Born with Crouzon Syndrome, a rare, craniofacial disorder, Ben has crafted a life story with multiple layers. This point is vital, though: Wrestling is the reason Ben is being inducted into the Utah Sports Hall of Fame.

At Viewmont, he became a three-time state champion (and there’s a good story below attached to that label) with a 125-6 career record. He didn’t even allow an opponent’s takedown in his senior season of 2002, while leading the Vikings to their first wrestling state championship.

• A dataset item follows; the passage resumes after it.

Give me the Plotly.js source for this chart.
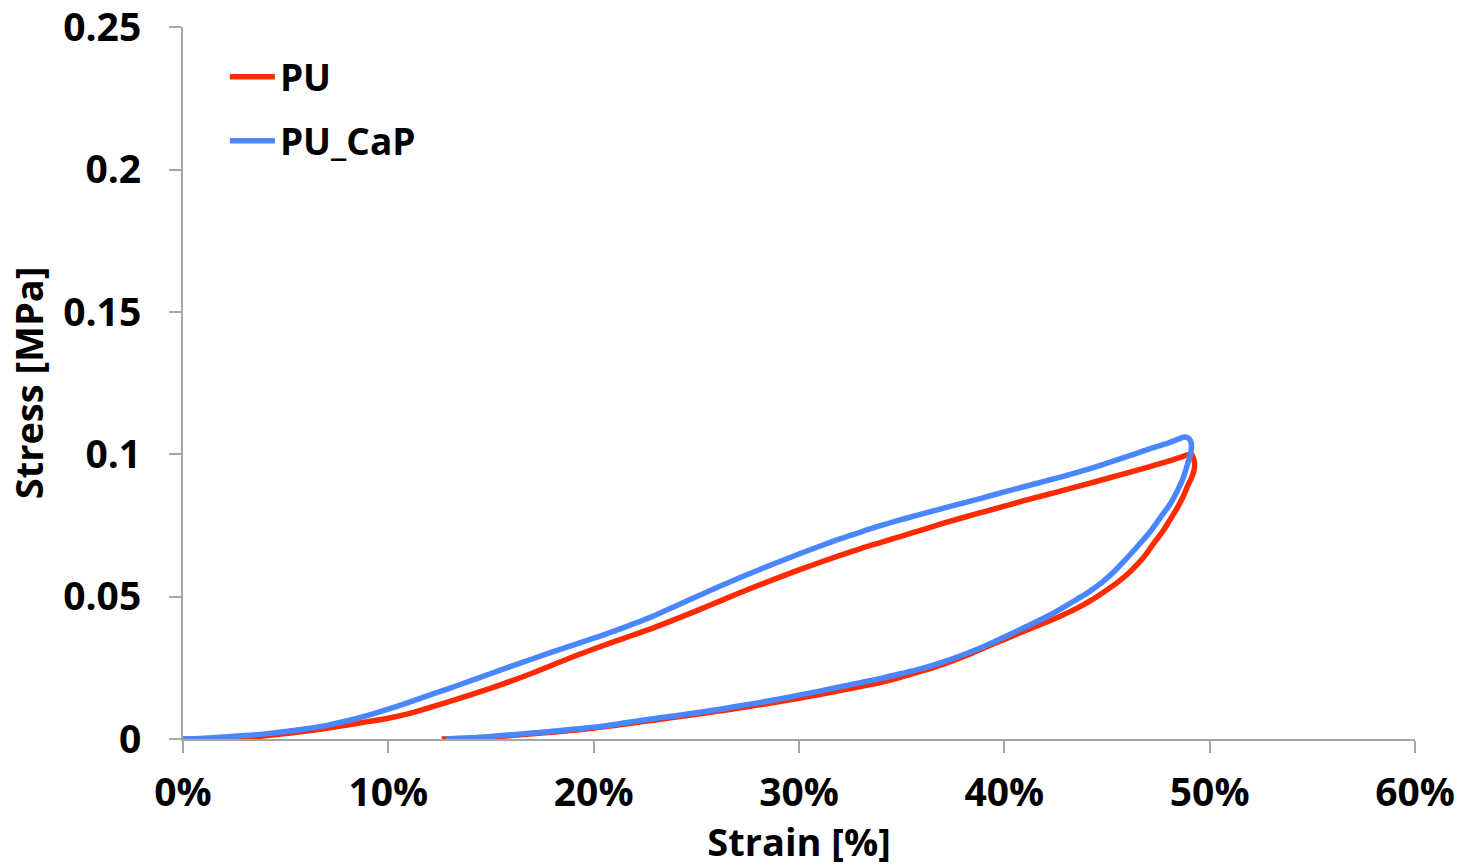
<!DOCTYPE html>
<html>
<head>
<meta charset="utf-8">
<script src="https://cdn.plot.ly/plotly-3.0.1.min.js"></script>
<style>html,body{margin:0;padding:0;background:#fff;}#chart{width:1464px;height:867px;}</style>
</head>
<body>
<div id="chart"></div>
<script>
// Strain in percent, stress in MPa (loading branch then unloading branch)
const puStrain = [0, 1, 2, 3, 4, 5, 6, 7, 8, 9, 10, 11, 12, 13, 14, 15, 16, 17, 18, 19, 20, 21, 22, 23, 24, 25, 26, 27, 28, 29, 30, 31, 32, 33, 34, 35, 36, 37, 38, 39, 40, 41, 42, 43, 44, 45, 46, 47, 48, 48.6, 49.1,
  49.25, 49.25, 49.1, 48.95, 48.7, 48.4, 48.05, 47.7, 47.3, 46.95, 46.5, 45.95, 45.4, 44.8, 44.2, 43.5, 42.8, 42.1, 41.4, 40.8, 40, 39, 38, 37, 36, 35, 34, 33, 32, 31, 30, 29, 28, 27, 26, 25, 24, 23, 22, 21, 20, 19, 18, 17, 16, 15, 14, 13, 12.6];
const puStress = [0, 0.0001, 0.0002, 0.0005, 0.0011, 0.0019, 0.0028, 0.0038, 0.0049, 0.0061, 0.0073, 0.0089, 0.0110, 0.0132, 0.0155, 0.0179, 0.0204, 0.0231, 0.0260, 0.0289, 0.0316, 0.0342, 0.0367, 0.0393, 0.0421, 0.0450, 0.0480, 0.0510, 0.0539, 0.0567, 0.0594, 0.0620, 0.0645, 0.0669, 0.0691, 0.0713, 0.0735, 0.0757, 0.0778, 0.0798, 0.0818, 0.0838, 0.0857, 0.0876, 0.0895, 0.0915, 0.0935, 0.0955, 0.0976, 0.0990, 0.1000,
  0.0975, 0.0949, 0.0915, 0.0893, 0.0850, 0.0809, 0.0768, 0.0728, 0.0690, 0.0654, 0.0615, 0.0576, 0.0544, 0.0514, 0.0486, 0.0458, 0.0434, 0.0412, 0.0392, 0.0374, 0.0350, 0.0320, 0.0289, 0.0262, 0.0239, 0.0218, 0.0199, 0.0184, 0.0170, 0.0156, 0.0143, 0.0131, 0.0119, 0.0108, 0.0097, 0.0087, 0.0077, 0.0067, 0.0057, 0.0047, 0.0038, 0.0031, 0.0024, 0.0018, 0.0012, 0.0007, 0.0003, 0.0001, 0.0];

const capStrain = [0, 1, 2, 3, 4, 5, 6, 7, 8, 9, 10, 11, 12, 13, 14, 15, 16, 17, 18, 19, 20, 21, 22, 23, 24, 25, 26, 27, 28, 29, 30, 31, 32, 33, 34, 35, 36, 37, 38, 39, 40, 41, 42, 43, 44, 45, 46, 47, 48, 48.5, 48.8, 49.0, 49.1,
  49.1, 49.0, 48.9, 48.7, 48.4, 48.1, 47.7, 47.1, 46.5, 45.95, 45.4, 44.8, 44.1, 43.35, 42.1, 40.8, 40, 39, 38, 37, 36, 35, 34, 33, 32, 31, 30, 29, 28, 27, 26, 25, 24, 23, 22, 21, 20, 19, 18, 17, 16, 15, 14, 13, 12.8];
const capStress = [0, 0.0003, 0.0007, 0.0012, 0.0018, 0.0026, 0.0036, 0.0048, 0.0064, 0.0083, 0.0105, 0.0129, 0.0154, 0.0179, 0.0204, 0.0230, 0.0256, 0.0281, 0.0306, 0.0330, 0.0354, 0.0379, 0.0406, 0.0435, 0.0467, 0.0500, 0.0532, 0.0563, 0.0593, 0.0622, 0.0650, 0.0677, 0.0703, 0.0727, 0.0750, 0.0771, 0.0791, 0.0810, 0.0829, 0.0848, 0.0868, 0.0887, 0.0906, 0.0925, 0.0946, 0.0969, 0.0993, 0.1017, 0.1040, 0.1054, 0.1061, 0.1055, 0.1040,
  0.1015, 0.0985, 0.0960, 0.0915, 0.0868, 0.0828, 0.0788, 0.0728, 0.0678, 0.0634, 0.0592, 0.0553, 0.0516, 0.0483, 0.0431, 0.0386, 0.0358, 0.0325, 0.0296, 0.0270, 0.0248, 0.0230, 0.0213, 0.0198, 0.0183, 0.0168, 0.0154, 0.0140, 0.0127, 0.0115, 0.0103, 0.0092, 0.0082, 0.0072, 0.0062, 0.0051, 0.0041, 0.0034, 0.0027, 0.0021, 0.0015, 0.0009, 0.0004, 0.0001, 0.0];

const seriesNames = ['PU', 'PU_CaP'];
const xTickVals = [0, 10, 20, 30, 40, 50, 60];
const xTickText = ['0%', '10%', '20%', '30%', '40%', '50%', '60%'];
const yTickVals = [0, 0.05, 0.1, 0.15, 0.2, 0.25];
const yTickText = ['0', '0.05', '0.1', '0.15', '0.2', '0.25'];

const FONT = '"Open Sans", Lato, sans-serif';
const AX = '#a6a6a6';
const txt = (s) => ({family: FONT, size: s, color: '#000', weight: 'bold'});

const traces = [
  {x: puStrain, y: puStress, name: seriesNames[0], mode: 'lines', legendgroup: 'a',
   line: {color: '#ff2a00', width: 5.5, shape: 'spline', smoothing: 1}},
  {x: capStrain, y: capStress, name: seriesNames[1], mode: 'lines', legendgroup: 'b',
   line: {color: '#4a86ff', width: 5.5, shape: 'spline', smoothing: 1}}
];

const layout = {
  width: 1464, height: 867,
  margin: {l: 183, r: 49, t: 27, b: 128},
  paper_bgcolor: '#fff', plot_bgcolor: '#fff',
  font: txt(36),
  showlegend: true,
  legend: {x: 0.034, y: 0.973, xanchor: 'left', yanchor: 'top', bgcolor: 'rgba(0,0,0,0)',
           font: txt(37), tracegroupgap: 13, traceorder: 'grouped', itemwidth: 45},
  xaxis: {
    range: [0, 60], tickvals: xTickVals, ticktext: xTickText,
    showline: true, linecolor: AX, linewidth: 2, ticks: 'outside', ticklen: 12, tickwidth: 2, tickcolor: AX,
    showgrid: false, zeroline: false, ticklabelstandoff: 6, ticklabeloverflow: 'allow',
    tickfont: txt(39),
    title: {text: 'Strain [%]', font: txt(38), standoff: 17}
  },
  yaxis: {
    range: [0, 0.2501], tickvals: yTickVals, ticktext: yTickText,
    showline: true, linecolor: AX, linewidth: 2, ticks: 'outside', ticklen: 12, tickwidth: 2, tickcolor: AX,
    showgrid: false, zeroline: false, ticklabelstandoff: 20, ticklabeloverflow: 'allow',
    tickfont: txt(39),
    title: {text: 'Stress [MPa]', font: txt(38), standoff: 8}
  }
};

Plotly.newPlot('chart', traces, layout, {displayModeBar: false, staticPlot: true});
</script>
</body>
</html>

Ben later became UVU’s first All-America wrestler, finishing fourth in the 2011 NCAA Championships after a semifinal loss to Anthony Robles, another star of his own inspirational movie (as well as Ben’s). Having never lost a home match in college, Ben was named UVU’s Male Athlete of the Year.  And in 2023, following a lengthy absence from competition, he won a Masters World Greco-Roman title. 

Having said all of that, everything else that Ben dealt with outside of the wrestling room, in terms of bullying, judgment and mistreatment in his youth makes his multidimensional story that much more meaningful. As he said in the movie trailer, “I would just put my head down and try to hide.” The parallel tracks of his wrestling success and personal triumphs provide great material for his professional speaking career, that’s for sure.

His parents, Scott and Stana, established the framework. As Ben discussed in a franklinplanner.com podcast, his mother once told him, “Ben, I see somebody who’s different, who’s born to make a difference, and you my friend, are born to stand out.” Ben’s conclusion: “That would change my life.” He became the confident, determined wrestler who chose to have that “3XSC” (three-time state champion) patch sewn onto his jacket after his first title as a sophomore. You know the ending: “I never had to take that patch off.” As Ben explained, “I had people in my corner, encouraging me, that I call my ‘shot callers.’ They’re my encouragers, the people that hold me accountable.” He’s hoping to do the same for his three children.